The Nakumatt Westgate shopping mall. Photo/FILE

What you need to know:

  • Nakumatt business model is humanitarian to the extent that rather than resort to massive layoffs, there are more attendants at the Highridge and Ukay Center branches.
  • Heart warming stories of shoppers searching for Nakumatt attendants who have been of service to them at Westgate also says a lot about the brand.

The Westgate siege and subsequent losses makes me think about business models that will survive the test of time and those that will not.

Amidst our emerging heroes who saved lives, donated blood, food and money, Kenya is missing an opportunity to recognise and empathise with two business heroes.

One is Atul Shah of the Nakumatt brand.

Am sure his ‘you need it, we’ve got it’ brand is not perfect but inadumu (it lasts).

I have no doubt that the Nakumatt chain has a large footwork, hence balance sheet and probably human resource base.

The business model applied here is also humanitarian to the extent that rather than resort to massive layoffs, there are more attendants at the Highridge and Ukay Center branches than usual.

They could be staff who have been kept in employment as Nakumatt reorganises and comes to terms with the loss at Westgate.

Heart warming stories of shoppers searching for Nakumatt attendants who have been of service to them at Westgate also says a lot about the brand.

WORK LIVES ON

The business community is also mourning Mr Mitul Shah, one of the Directors of Bidco Group, who died during the Westgate tragedy.

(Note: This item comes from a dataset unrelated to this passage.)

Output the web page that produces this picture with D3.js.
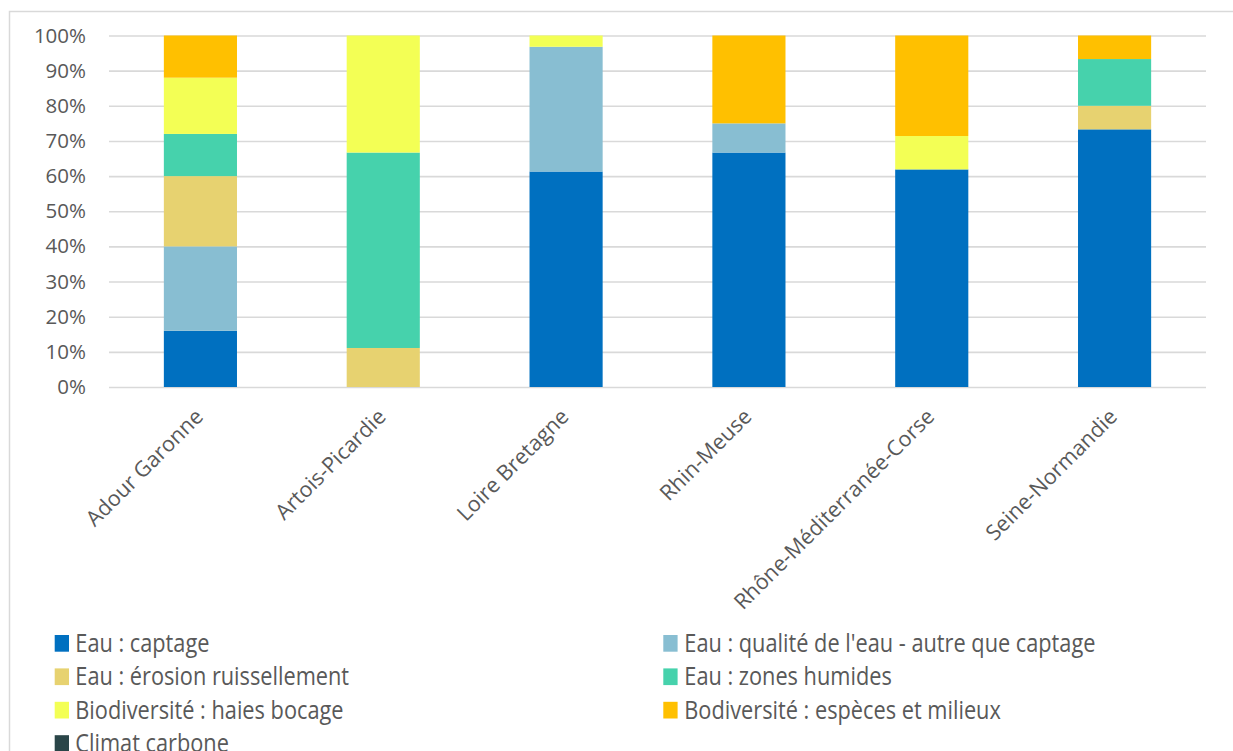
<!DOCTYPE html>
<html>
<head>
<meta charset="utf-8">
<script src="https://cdn.jsdelivr.net/npm/d3@7"></script>
<style>
  html, body { margin: 0; padding: 0; background: #fff; }
  svg { display: block; font-family: "Open Sans", "Noto Sans", sans-serif; }
</style>
</head>
<body>
<svg id="chart" width="1233" height="751"></svg>
<script>
// Agences de l'eau (river basins)
const categories = [
  "Adour Garonne", "Artois-Picardie", "Loire Bretagne",
  "Rhin-Meuse", "Rhône-Méditerranée-Corse", "Seine-Normandie"
];

// Share of projects per theme, in % of each basin (stacked bottom to top)
const eauCaptage        = [16.0, 0.0,  61.3, 66.7, 61.9, 73.3];
const eauQualite        = [24.0, 0.0,  35.5, 8.3,  0.0,  0.0];
const eauErosion        = [20.0, 11.1, 0.0,  0.0,  0.0,  6.7];
const eauZonesHumides   = [12.0, 55.6, 0.0,  0.0,  0.0,  13.3];
const bioHaiesBocage    = [16.0, 33.3, 3.2,  0.0,  9.5,  0.0];
const bioEspeces        = [12.0, 0.0,  0.0,  25.0, 28.6, 6.7];
const climatCarbone     = [0.0,  0.0,  0.0,  0.0,  0.0,  0.0];

const seriesNames = [
  "Eau : captage",
  "Eau : qualité de l'eau - autre que captage",
  "Eau : érosion ruissellement",
  "Eau : zones humides",
  "Biodiversité : haies bocage",
  "Bodiversité : espèces et milieux",
  "Climat carbone"
];
const seriesValues = [eauCaptage, eauQualite, eauErosion, eauZonesHumides,
                      bioHaiesBocage, bioEspeces, climatCarbone];
const seriesColors = ["#0070C0", "#88BED2", "#E7D270", "#46D2AC",
                      "#F3FF55", "#FFC000", "#2A4548"];

const yTicks = [0, 10, 20, 30, 40, 50, 60, 70, 80, 90, 100];

// Build table rows for d3.stack
const rows = categories.map((c, i) => {
  const r = { category: c };
  seriesNames.forEach((s, k) => { r[s] = seriesValues[k][i]; });
  return r;
});
const stacked = d3.stack().keys(seriesNames)(rows);

const svg = d3.select("#chart");
const textColor = "#595959";
const gridColor = "#D9D9D9";

// Outer chart frame
svg.append("rect")
  .attr("x", 9.5).attr("y", 11.5)
  .attr("width", 1300).attr("height", 900)
  .attr("fill", "#fff")
  .attr("stroke", gridColor).attr("stroke-width", 1.5);

const x = d3.scaleBand().domain(categories).range([109, 1206])
  .paddingInner(0.6).paddingOuter(0.3);
const y = d3.scaleLinear().domain([0, 100]).range([387, 35.5]);

// Horizontal gridlines + y axis labels
const yAxis = d3.axisLeft(y).tickValues(yTicks)
  .tickFormat(d => d + "%").tickSize(-(1206 - 109)).tickPadding(23);
const gy = svg.append("g").attr("transform", "translate(109,0)").call(yAxis);
gy.select(".domain").remove();
gy.selectAll(".tick line").attr("stroke", gridColor).attr("stroke-width", 1.6);
gy.selectAll(".tick text")
  .attr("fill", textColor).attr("font-size", 20.5)
  .attr("font-family", "'Open Sans', sans-serif");

// Stacked bars
svg.append("g").selectAll("g")
  .data(stacked)
  .join("g")
  .attr("fill", (d, i) => seriesColors[i])
  .selectAll("rect")
  .data(d => d)
  .join("rect")
  .attr("x", d => x(d.data.category))
  .attr("width", x.bandwidth())
  .attr("y", d => y(d[1]))
  .attr("height", d => y(d[0]) - y(d[1]));

// Category axis, labels rotated 45°
const xAxis = d3.axisBottom(x).tickSize(0).tickPadding(0);
const gx = svg.append("g").attr("transform", "translate(0,387)").call(xAxis);
gx.select(".domain").remove();
gx.selectAll(".tick text")
  .attr("fill", textColor).attr("font-size", 21.5)
  .attr("font-family", "'Open Sans', sans-serif")
  .attr("text-anchor", "end")
  .attr("dy", 0)
  .attr("transform", "translate(4,31) rotate(-45)");

// Legend, two columns (text set in a slightly condensed width)
const legendMarkX = [54.7, 663.3];
const legendTextX = [75.3, 684.3];
const legendY0 = 643.3, legendStep = 33.4;
const legend = svg.append("g");
seriesNames.forEach((name, i) => {
  const col = i % 2, row = Math.floor(i / 2);
  const cy = legendY0 + row * legendStep;
  legend.append("rect")
    .attr("x", legendMarkX[col]).attr("y", cy - 8.3)
    .attr("width", 14.3).attr("height", 16.7)
    .attr("fill", seriesColors[i]);
  legend.append("text")
    .attr("transform", `translate(${legendTextX[col]},${cy + 8.4}) scale(0.87,1)`)
    .attr("fill", textColor).attr("font-size", 25)
    .attr("font-family", "'Open Sans', sans-serif")
    .text(name);
});
</script>
</body>
</html>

May he rest in peace.

The terrorist's bullet may have ended his life but his work and spirit live on.

His business models alongside that of Vimal Shah continue to make good case studies of sleeping giants emerging as brand leaders through innovation and technology.

The Westgate attack also reveals time wasting tactics that managers ought not to be engaging in.

Today, some organisations now spend numerous hours checking those who enter their premises including staff.

This of course shows a lack of creativity in management hence the application of apartheid diamond mines methodologies in the name of guarding against terrorists.

I suspect that about 98% of Kenyans are allies in the fight against terrorism.

Treating them as suspects at micro level will do nothing but irritate and raise suspicion.

MAKE TERRORISM RISKY

It will not stop even a half-hearted terrorist – and they are never half-hearted – from attacking.

So what purpose do these serve except waste the nations time and make us even less prepared in case of attack.

One thing for sure is that the government needs to make terrorism a risky business.

Secure our borders and make it very difficult for suspects, to get into the country.

The US has a ‘black list’ of names associated with terrorists.

Any such name applying for a visa from anywhere in the world goes through rigorous security checks that take months before a visa is issued.

People bearing similar names are made to understand that there are no short cuts to immigration and security checks.

I wish I could say the same of our immigration and security systems.

Kenya needs to ensure that all who claim to be Kenyans are Kenyan.

Genuine Kenyans must sacrifice any feelings of discrimination to the ‘we are one’ spirit, when subjected to rigorous questions on origins and intentions.

It is better to respond to a mosquito bite with a gun when it comes to national security than to leave a school of fish to a whale.